Mardi 26 novembre 2013
Un petit plongeon de bon matin pour Joël qui nous libère le safran. Et là, ça y est ! Nous sommes partis. Pour de vrai de vrai. Un joli soleil, un petit vent, grand largue, une mer calme. Le rêve. Le rêve devient réalité.
Le vent tombe, nous décidons de sortir le gennaker* pour remplacer le génois*. Quand je dis « sortir », c’est au sens propre, il est lui aussi, bien rangé. Le mettre à poste nous prend un petit bout de temps, juste assez pour que le vent tourne et passe franchement vent arrière, et là, Joël très excité décide de sortir le spi (sortir, parce que… etc.).
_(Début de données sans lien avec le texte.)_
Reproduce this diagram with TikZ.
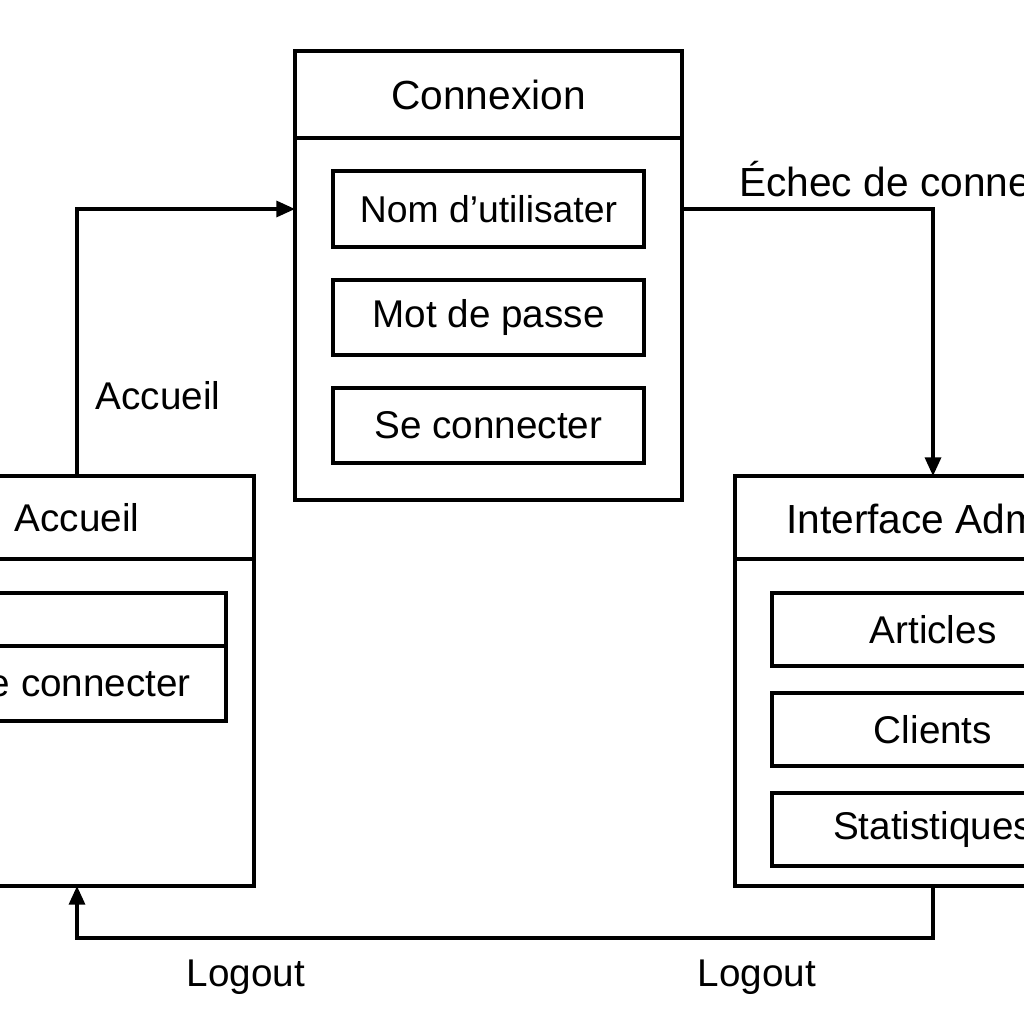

C’est là que nous assurons comme des bêtes :
on pourrait croire qu’entre un skipper instructeur des Glénans, un futur propriétaire de bateau, et une petite mousse de régate, on arriverait à mettre à poste un spi rapidement. Que nenni. La manœuvre nous prend quasiment une heure, avec des petites erreurs. Moi, ça me fait marrer. Surtout en pensant à mes amis skippers qui seraient devenus fous en régate si nous avions fait cela à l’approche d’une bouée au vent. J’entends d’ici la grosse voix d’Alain B, ou plutôt non, il n’aurait rien pu dire, il serait déjà en train d’en manger son bonnet ! Mais comme nous ne sommes pas en régate, tout va bien.
Quelle récompense ! Cela valait le coup. Le bateau file sous spi, le soleil se couche doucement face à nous… Joël a un grand sourire comme un enfant heureux. Nous aussi.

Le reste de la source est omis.